As the spent fireworks are swept away and the Year of the Monkey dawns in China, the country’s leader, Xi Jinping, is continuing to tighten his grip on the ruling Communist Party.

In recent months Xi been given the new honorific “the core” in state media, representing a new confidence in his already formidable grip on the country. More recently, under Xi’s direction, the Communist Party’s powerful Central Discipline and Inspection Committee last week launched an unprecedented attack on three of its shibboleths: the Communist Youth League, the China Academy of Social Sciences and the party’s own History Office.

The CDIC’s ongoing pogrom against corruption is also aimed at removing enemies — the most prominent being former security tsar and Politburo Standing Committee member Zhou Yongkang.

This open attack on key institutions of the party — with various accusations of not toeing the ideological line of the party — is well beyond the CDIC’s stated corruption campaign and is designed not to destroy them but to bully them into submission.

In concert with this power consolidation has been an ongoing squeezing of space for civil society, with yet another crackdown on critics in law and academia as well as increasing media censorship that is fast extending to Hong Kong.
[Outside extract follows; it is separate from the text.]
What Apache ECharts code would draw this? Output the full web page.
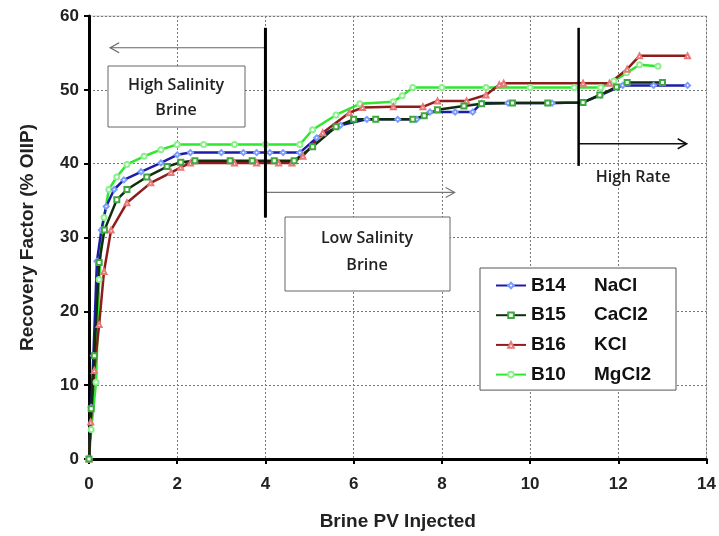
<!DOCTYPE html>
<html>
<head>
<meta charset="utf-8">
<script src="https://cdn.jsdelivr.net/npm/echarts@6/dist/echarts.min.js"></script>
<style>
html,body{margin:0;padding:0;background:#fff;}
#c{width:719px;height:536px;}
</style>
</head>
<body>
<div id="c"></div>
<script>
// ---- data (x = Brine PV injected, y = recovery factor % OIIP) ----
var xTicks = [0, 2, 4, 6, 8, 10, 12, 14];
var yTicks = [0, 10, 20, 30, 40, 50, 60];

var b14NaCl = [[0,0],[0.05,7],[0.1,14],[0.18,26.8],[0.28,31],[0.39,34.2],[0.57,36.5],[0.79,37.8],[1.18,38.9],[1.63,40.1],[2.0,41.2],[2.3,41.5],[3.0,41.5],[3.5,41.5],[3.8,41.5],[4.1,41.5],[4.4,41.5],[4.78,41.5],[5.16,43.5],[5.7,45.2],[6.3,46.0],[7.0,46.0],[7.43,46.0],[7.73,47.0],[8.3,47.0],[8.7,47.0],[8.9,48.2],[9.5,48.2],[10.5,48.2],[11.2,48.3],[11.6,49.3],[12.1,50.6],[12.8,50.6],[13.57,50.6]];

var b15CaCl2 = [[0,0],[0.05,6.8],[0.12,14],[0.23,26.6],[0.35,31],[0.63,35.1],[0.86,36.5],[1.31,38.2],[1.77,39.6],[2.08,40.2],[2.4,40.4],[3.2,40.4],[3.7,40.4],[4.2,40.4],[4.65,40.4],[5.07,42.3],[5.6,45.0],[6.0,46.0],[6.5,46.0],[7.34,46.0],[7.6,46.5],[7.9,47.3],[8.5,47.8],[8.9,48.1],[9.6,48.2],[10.4,48.2],[11.2,48.3],[11.58,49.3],[11.96,50.4],[12.2,51.0],[13.0,51.0]];

var b16KCl = [[0,0],[0.04,5],[0.12,12],[0.23,18.2],[0.34,25.4],[0.5,31],[0.86,34.7],[1.4,37.4],[1.86,38.8],[2.08,39.5],[2.3,40.1],[3.3,40.1],[3.8,40.1],[4.3,40.1],[4.6,40.1],[4.85,41.0],[5.3,44.2],[5.9,46.9],[6.2,47.6],[6.9,47.7],[7.57,47.7],[7.9,48.5],[8.56,48.5],[9.0,49.3],[9.3,50.7],[9.4,50.9],[11.2,50.9],[11.8,50.9],[12.2,52.8],[12.48,54.6],[13.57,54.6]];

var b10MgCl2 = [[0,0],[0.05,4],[0.16,10.4],[0.23,24.3],[0.3,31],[0.34,32.7],[0.45,36.5],[0.63,38.2],[0.86,39.9],[1.25,41.0],[1.63,41.9],[2.0,42.6],[2.6,42.6],[3.3,42.6],[4.0,42.6],[4.78,42.6],[5.07,44.6],[5.6,46.6],[6.14,48.1],[6.9,48.4],[7.1,49.2],[7.34,50.3],[8.0,50.3],[9.0,50.3],[10.0,50.3],[11.0,50.3],[11.6,50.3],[11.9,51.2],[12.19,52.3],[12.48,53.4],[12.9,53.2]];

var seriesNames = ['B14', 'B15', 'B16', 'B10'];
var saltNames = ['NaCl', 'CaCl2', 'KCl', 'MgCl2'];

// annotation anchors (data units)
var highSalinityLine = [[4, 58.4], [4, 32.7]];
var highSalinityArrow = [[4, 55.7], [0.48, 55.7]];
var lowSalinityArrow = [[4, 36.1], [8.29, 36.1]];
var highRateLine = [[11.1, 58.4], [11.1, 39.7]];
var highRateArrow = [[11.1, 42.7], [13.55, 42.7]];

var chart = echarts.init(document.getElementById('c'), null, {renderer: 'canvas'});

function mkSeries(name, data, lineColor, markColor, symbol) {
  return {
    name: name,
    type: 'line',
    data: data,
    symbol: symbol,
    symbolSize: 5,
    showSymbol: true,
    lineStyle: {color: lineColor, width: 2.5},
    itemStyle: {color: markColor, borderColor: markColor, borderWidth: 1},
    emphasis: {disabled: true},
    animation: false
  };
}

var labelMap = {};
for (var i = 0; i < seriesNames.length; i++) labelMap[seriesNames[i]] = saltNames[i];

var option = {
  animation: false,
  backgroundColor: '#fff',
  grid: {left: 89, right: 11, top: 16, bottom: 76, show: true, borderColor: '#c8c8c8', borderWidth: 1},
  xAxis: {
    type: 'value', min: 0, max: 14, interval: 2,
    name: 'Brine PV Injected', nameLocation: 'middle', nameGap: 53,
    nameTextStyle: {fontFamily: 'Liberation Sans', fontWeight: 'bold', fontSize: 19, color: '#222'},
    axisLine: {show: true, lineStyle: {color: '#000', width: 3}},
    axisTick: {show: true, length: 5, lineStyle: {color: '#000', width: 2}},
    axisLabel: {margin: 17, fontFamily: 'Liberation Sans', fontWeight: 'bold', fontSize: 17, color: '#222',
      formatter: function (v) { return xTicks.indexOf(v) >= 0 ? String(v) : ''; }},
    splitLine: {show: true, lineStyle: {color: '#777', width: 1, type: [2, 2]}}
  },
  yAxis: {
    type: 'value', min: 0, max: 60, interval: 10,
    name: 'Recovery Factor (% OIIP)', nameLocation: 'middle', nameGap: 52,
    nameTextStyle: {fontFamily: 'Liberation Sans', fontWeight: 'bold', fontSize: 19, color: '#222'},
    axisLine: {show: true, lineStyle: {color: '#000', width: 3}},
    axisTick: {show: true, length: 5, lineStyle: {color: '#000', width: 2}},
    axisLabel: {margin: 10, fontFamily: 'Liberation Sans', fontWeight: 'bold', fontSize: 17, color: '#222',
      formatter: function (v) { return yTicks.indexOf(v) >= 0 ? String(v) : ''; }},
    splitLine: {show: true, lineStyle: {color: '#777', width: 1, type: [2, 2]}}
  },
  legend: {
    data: seriesNames,
    orient: 'vertical',
    left: 480, top: 268,
    padding: [8, 12, 6, 15],
    itemWidth: 30, itemHeight: 7, itemGap: 10.7,
    backgroundColor: '#fff',
    borderColor: '#555', borderWidth: 1,
    selectedMode: false,
    formatter: function (n) { return '{a|' + n + '}{b|' + labelMap[n] + '}'; },
    textStyle: {
      rich: {
        a: {width: 63, lineHeight: 20, fontFamily: 'Liberation Sans', fontWeight: 'bold', fontSize: 19, color: '#111'},
        b: {width: 70, lineHeight: 20, fontFamily: 'Liberation Sans', fontWeight: 'bold', fontSize: 19, color: '#111'}
      }
    }
  },
  series: [
    mkSeries('B10', b10MgCl2, '#2ee82e', '#8cf08c', 'emptyCircle'),
    mkSeries('B14', b14NaCl, '#1c1ca8', '#7a9cff', 'emptyDiamond'),
    mkSeries('B16', b16KCl, '#8e1c1c', '#e87878', 'emptyTriangle'),
    mkSeries('B15', b15CaCl2, '#0e2e0e', '#3ea83e', 'emptyRect')
  ]
};
chart.setOption(option);

function px(p) { return chart.convertToPixel({gridIndex: 0}, p); }
function lineEl(a, b, color, w) {
  var p1 = px(a), p2 = px(b);
  return {type: 'line', shape: {x1: p1[0], y1: p1[1], x2: p2[0], y2: p2[1]}, style: {stroke: color, lineWidth: w}, z: 50};
}
function arrowHead(a, b, color, w) {
  var p1 = px(a), p2 = px(b);
  var dir = p2[0] > p1[0] ? -1 : 1;
  return {type: 'polyline', shape: {points: [[p2[0] + dir * 9, p2[1] - 5], [p2[0], p2[1]], [p2[0] + dir * 9, p2[1] + 5]]},
    style: {stroke: color, lineWidth: w, fill: null}, z: 50};
}
function box(x, y, w, h) {
  return {type: 'rect', shape: {x: x, y: y, width: w, height: h}, style: {fill: '#fff', stroke: '#666', lineWidth: 1}, z: 40};
}
function label(text, x, y, size) {
  return {type: 'text', x: x, y: y, style: {text: text, fill: '#222', font: '600 ' + size + 'px "Open Sans", Lato, sans-serif', align: 'center', verticalAlign: 'middle'}, z: 60};
}

var graphics = [
  box(108, 66, 137, 61),
  label('High Salinity', 176, 85, 16),
  label('Brine', 176, 110, 16),
  box(285, 217, 165, 74),
  label('Low Salinity', 367, 238, 16),
  label('Brine', 367, 265, 16),
  label('High Rate', 633, 177, 16),
  lineEl(highSalinityArrow[0], highSalinityArrow[1], '#666', 1.2),
  arrowHead(highSalinityArrow[0], highSalinityArrow[1], '#666', 1.2),
  lineEl(lowSalinityArrow[0], lowSalinityArrow[1], '#777', 1.2),
  arrowHead(lowSalinityArrow[0], lowSalinityArrow[1], '#777', 1.2),
  lineEl(highRateArrow[0], highRateArrow[1], '#111', 1.5),
  arrowHead(highRateArrow[0], highRateArrow[1], '#111', 1.5),
  lineEl(highSalinityLine[0], highSalinityLine[1], '#000', 3),
  lineEl(highRateLine[0], highRateLine[1], '#000', 2.5)
];
chart.setOption({graphic: graphics});
</script>
</body>
</html>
These crackdowns further expose the smoke and mirrors that is his much-vaunted but little-seen promise of the “next wave” of economic reforms. For sure there has been financial liberalisation, but this has not been supported by macroeconomic or state-owned enterprise reform, leaving the whole program out of kilter.

Increased political control and an economy more exposed to market forces are essentially contradictory for myriad reasons, and the results have been on display in China’s lurching financial markets, the growth capital flight from the country and ever growing mountain of debt being held by the country’s corporations and banks

This matters enormously to Australia, a country that sends one-third of its exports to China. It is also the central narrative of China’s cheerleaders in the Australian government and business sector, who have long had only limited understanding of both economic fundamentals and how China really works, and who believe that economic reforms will save the day — and the commodities market.

It is these reforms that are supposed to underpin the sustained, albeit slower growth of the Chinese economy in the years to come. But right now, as has been well documented both here and elsewhere, the Chinese economy is faltering more quickly than both the country’s government and many highly paid “economists” had forecast.

Last year’s growth was officially 6.9%, but it’s a number few now believe, and there is a developing consensus that the real figure is about 4%. That means that some parts of China, such as the decaying industrial north-west, are flat-lining at the very least, or more likely in recession.

Now think about that number for a moment in the context of a country that recorded 20% credit growth last year. Has there ever been such a negative correlation between credit growth and economic growth? Certainly not in an economy that is being in any way well run or under control. Banks are lending to businesses simply so they can pay back loans, and an increasing percentage of these loans do not have sufficient asset backing.

The increased leverage is producing lower and lower growth rates. China’s banks are being used as policy instruments by the state and their debt now amounts to 300% of China’s annual GDP. At the same time the People’s Bank of China is spending hundreds of billions of dollars trying to prop up the country’s ailing currency, pissing away, quite frankly, taxpayers’ funds that would be far better spent elsewhere. Keen economists are now describing this ultimately unsustainable pattern to their clients in private newsletters as the re-sovietisation of the Chinese economy.

As Crikey has noted before, it’s not Armageddon for the Chinese economy — not yet and we hope not at all — but the underlying fundamentals continue to weaken and it’s hardly the reforming economy that the cheerleaders in many Australian boardrooms would have you believe

The sum total of Xi’s efforts — especially the latest attack on the Communist Youth League — are now squarely aimed at the 19th CPP Congress, due in October or November 2017. Here, Xi wants to install a phalanx of yes men, further crushing very healthy internal party debate. It’s worth noting that both Xi’s predecessor, Hu Jintao, and his No. 2, Premier Li Keqiang, were products of the CYL.

But in the meantime at least, there remains plenty of upside in China’s continued, albeit slower, growth and modernisation — which is a genie that’s extremely hard to put back in the bottle. On the back of continued strong numbers from Chinese international students, Australia’s international education sector had a record $19.5 billion-year in 2015, according to the latest government figures. And Chinese tourism into Australia continues its amazing boom.

Finally, perhaps the darkest and most troubling part of Xi’s relentless centralisation of control is its incipient nationalism and the rapid modernisation of China’s military with the fairly explicit aim of taking back its own sphere of influence, the Asia Pacific, which it began ceding to the West — and at times its hated neighbour Japan — two centuries ago.

There’s a saying in China that usefully describes Xi’s campaign(s): “Killing a chicken to scare the monkeys.” So then, “xin nian kuai le” (happy New Year), folks; welcome to the Year of the Scared Monkey.